Rivals complained at the time that the case would do little to stop Microsoft's march into new markets, using its Windows hegemony. Seen as little more than a slap on the wrist, the consent decree gave computer makers new freedom to include software from Microsoft rivals on PCs and prohibited Microsoft from retaliating when they did feature non-Microsoft technology. It also required Microsoft to disclose more information about Windows so that rivals could develop programs to work smoothly with the operating system.
And while Microsoft is no longer the dominant force it was a decade ago, it would be mistake to credit the consent decree. "I don't think the settlement we ended up with changed much," Hovenkamp said.

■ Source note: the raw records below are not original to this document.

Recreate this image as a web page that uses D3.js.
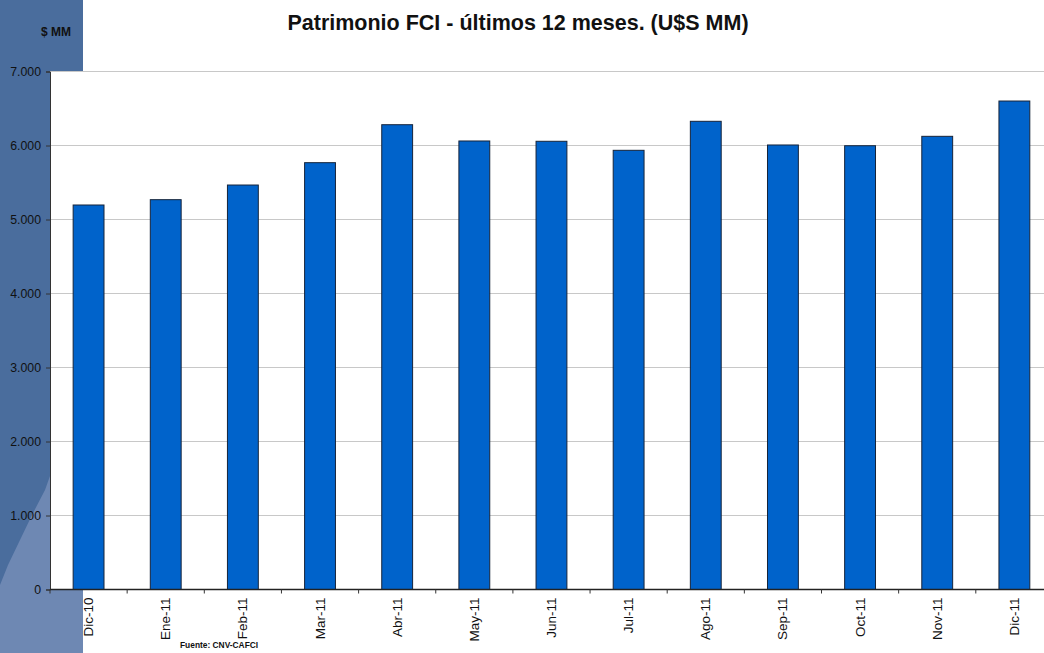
<!DOCTYPE html>
<html><head><meta charset="utf-8">
<script src="https://cdn.jsdelivr.net/npm/d3@7"></script>
<style>body{margin:0;background:#fff}svg{display:block;font-family:"Liberation Sans",Arial,sans-serif}</style>
</head><body><svg id="c" width="1044" height="653"></svg>
<script>
const categories = ["Dic-10","Ene-11","Feb-11","Mar-11","Abr-11","May-11","Jun-11","Jul-11","Ago-11","Sep-11","Oct-11","Nov-11","Dic-11"];
const values = [5196, 5268, 5466, 5768, 6281, 6061, 6057, 5935, 6327, 6007, 5997, 6124, 6601];
const yTicks = [0,1000,2000,3000,4000,5000,6000,7000];
const title = "Patrimonio FCI - últimos 12 meses. (U$S MM)";
const unitLabel = "$ MM";
const source = "Fuente: CNV-CAFCI";

const svg = d3.select("#c");
const L = 50, T = 71.5, B = 589.5, R = 50 + 13*77.15;

// decorative left strip
svg.append("rect").attr("x",0).attr("y",0).attr("width",83).attr("height",653).attr("fill","#4a6d9d");
svg.append("path").attr("d","M50,476 L45,490 L32,515 L20,540 L8,565 L0,585 L0,653 L83,653 L83,476 Z").attr("fill","#6e88b3");

// plot area
svg.append("rect").attr("x",L).attr("y",T).attr("width",R-L).attr("height",B-T).attr("fill","#fff");

const x = d3.scaleBand().domain(categories).range([L,R]).paddingInner(0.6).paddingOuter(0.3);
const y = d3.scaleLinear().domain([0,7000]).range([B,T]);

// gridlines
svg.append("g").selectAll("line").data(yTicks.filter(d=>d>0)).join("line")
  .attr("x1",L).attr("x2",R).attr("y1",d=>y(d)).attr("y2",d=>y(d))
  .attr("stroke","#c8c8c8").attr("stroke-width",1);

// bars
svg.append("g").selectAll("rect").data(values).join("rect")
  .attr("x",(d,i)=>x(categories[i])).attr("width",x.bandwidth())
  .attr("y",d=>y(d)).attr("height",d=>B-y(d))
  .attr("fill","#0063cb").attr("stroke","#16243a").attr("stroke-width",1);

// y axis
const ya = svg.append("g").attr("transform",`translate(${L},0)`)
  .call(d3.axisLeft(y).tickValues(yTicks).tickSize(4).tickPadding(5)
    .tickFormat(d=>d3.format(",")(d).replace(/,/g,".")));
ya.select(".domain").attr("stroke","#333");
ya.selectAll(".tick line").attr("stroke","#333");
ya.selectAll("text").attr("font-size",12.3).attr("fill","#111").attr("font-family","Liberation Sans, Arial, sans-serif");

// x axis
const step = (R-L)/13;
const xa = svg.append("g").attr("transform",`translate(0,${B})`);
xa.append("line").attr("x1",L).attr("x2",R).attr("stroke","#222").attr("stroke-width",1.3);
xa.selectAll("line.t").data(d3.range(14)).join("line").attr("class","t")
  .attr("x1",i=>L+i*step).attr("x2",i=>L+i*step).attr("y1",0).attr("y2",4).attr("stroke","#333");
xa.selectAll("text").data(categories).join("text")
  .attr("transform",d=>`translate(${x(d)+x.bandwidth()/2+4.5},8) rotate(-90)`)
  .attr("text-anchor","end").attr("font-size",13.5).attr("fill","#111").text(d=>d);

// texts
svg.append("text").attr("x",518).attr("y",30).attr("text-anchor","middle")
  .attr("font-weight","bold").attr("font-size",21.5).attr("fill","#111").text(title);
svg.append("text").attr("x",71).attr("y",36).attr("text-anchor","end")
  .attr("font-weight","bold").attr("font-size",12).attr("fill","#111").text(unitLabel);
svg.append("text").attr("x",180).attr("y",648)
  .attr("font-weight","bold").attr("font-size",8.4).attr("fill","#111").text(source);
</script></body></html>
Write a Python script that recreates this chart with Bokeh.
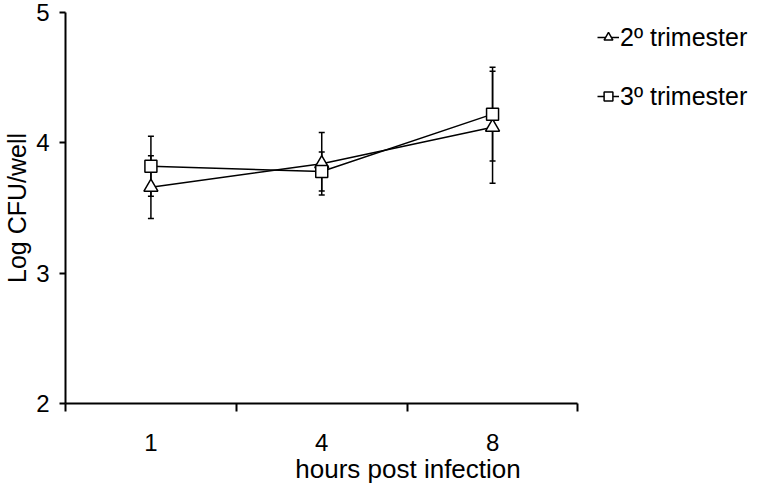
from bokeh.plotting import figure
from bokeh.models import (ColumnDataSource, Range1d, LinearAxis, FixedTicker, Whisker, TeeHead,
                          Legend, LegendItem)
from bokeh.embed import file_html
from bokeh.resources import INLINE

# ---- data ----
hours = ["1", "4", "8"]
tri_mean = [3.66, 3.84, 4.12]   # 2º trimester
tri_err = [0.24, 0.24, 0.43]
sq_mean = [3.82, 3.78, 4.22]    # 3º trimester
sq_err = [0.23, 0.15, 0.36]
y_ticks = [2, 3, 4, 5]

FONT = "Liberation Sans"

# category slots: each category occupies one unit, centred at i + 0.5
centers = [i + 0.5 for i in range(len(hours))]
edges = list(range(len(hours) + 1))

tri_src = ColumnDataSource(dict(x=centers, y=tri_mean,
                                lo=[m - e for m, e in zip(tri_mean, tri_err)],
                                hi=[m + e for m, e in zip(tri_mean, tri_err)]))
sq_src = ColumnDataSource(dict(x=centers, y=sq_mean,
                               lo=[m - e for m, e in zip(sq_mean, sq_err)],
                               hi=[m + e for m, e in zip(sq_mean, sq_err)]))

# x range extends past the last category so that the legend sits in the frame to the right
p = figure(width=750, height=486,
           x_range=Range1d(edges[0], 4.01),
           y_range=Range1d(y_ticks[0], y_ticks[-1]),
           x_axis_type=None, y_axis_type=None,
           output_backend="svg", toolbar_location=None,
           min_border_left=64, min_border_right=0, min_border_top=12, min_border_bottom=82)
p.outline_line_color = None
p.background_fill_color = "white"

x_axis = LinearAxis(ticker=FixedTicker(ticks=centers, minor_ticks=edges),
                    bounds=(edges[0], edges[-1]),
                    major_label_overrides={c: h for c, h in zip(centers, hours)},
                    major_tick_in=0, major_tick_out=0,
                    minor_tick_in=0, minor_tick_out=8,
                    minor_tick_line_width=2, minor_tick_line_color="black",
                    axis_line_width=2, axis_line_color="black",
                    major_label_text_font=FONT, major_label_text_font_size="24px",
                    major_label_text_color="black", major_label_standoff=22,
                    axis_label="hours post infection", axis_label_text_font=FONT,
                    axis_label_text_font_size="26px", axis_label_text_font_style="normal",
                    axis_label_text_color="black", axis_label_standoff=0)
p.add_layout(x_axis, "below")

y_axis = LinearAxis(ticker=FixedTicker(ticks=y_ticks, minor_ticks=[]),
                    major_tick_in=0, major_tick_out=6,
                    major_tick_line_width=2, axis_line_width=2,
                    axis_line_color="black", major_tick_line_color="black",
                    minor_tick_line_color=None,
                    major_label_text_font=FONT, major_label_text_font_size="24px",
                    major_label_text_color="black", major_label_standoff=10,
                    axis_label="Log CFU/well", axis_label_text_font=FONT,
                    axis_label_text_font_size="25px", axis_label_text_font_style="normal",
                    axis_label_text_color="black", axis_label_standoff=2)
p.add_layout(y_axis, "left")

# error bars
for src in (tri_src, sq_src):
    w = Whisker(base="x", lower="lo", upper="hi", source=src,
                line_color="black", line_width=1.5,
                upper_head=TeeHead(size=6, line_color="black", line_width=1.5),
                lower_head=TeeHead(size=6, line_color="black", line_width=1.5))
    p.add_layout(w)

tri_line = p.line("x", "y", source=tri_src, line_color="black", line_width=1.5)
sq_line = p.line("x", "y", source=sq_src, line_color="black", line_width=1.5)
tri_mark = p.scatter("x", "y", source=tri_src, marker="triangle", size=14,
                     fill_color="white", line_color="black", line_width=1.5)
sq_mark = p.scatter("x", "y", source=sq_src, marker="square", size=12,
                    fill_color="white", line_color="black", line_width=1.5)

legend = Legend(items=[LegendItem(label="2º trimester", renderers=[tri_line, tri_mark]),
                       LegendItem(label="3º trimester", renderers=[sq_line, sq_mark])],
                location=(532, 292), glyph_width=22, glyph_height=30,
                label_text_font=FONT, label_text_font_size="25px", label_text_color="black",
                label_standoff=1, spacing=29, padding=0, margin=0,
                border_line_color=None, background_fill_alpha=0)
p.add_layout(legend)

open("out.html", "w").write(file_html(p, INLINE))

That change has come through market forces, not regulatory ones. The tides in technology have shifted, with companies such as Google, Apple, and Facebook gaining mindshare and market share in the intervening years.
Just take a look at browsers. Microsoft's obliterating Netscape's Navigator browser with anticompetitive behavior is what triggered the lawsuit. When Microsoft signed the consent decree, it so thoroughly dominated the browser market that it was hard to imagine surfing the Web with anything other than Internet Explorer. It accounted for 95 percent of the market.
No more. In April, according to NetApplications, Internet Explorer's share of the global browser market sat at 55.1 percent, Mozilla's Firefox accounted for 21.6 percent, Google's Chrome had 11.9 percent of the market, and Apple's Safari held 7.2 percent.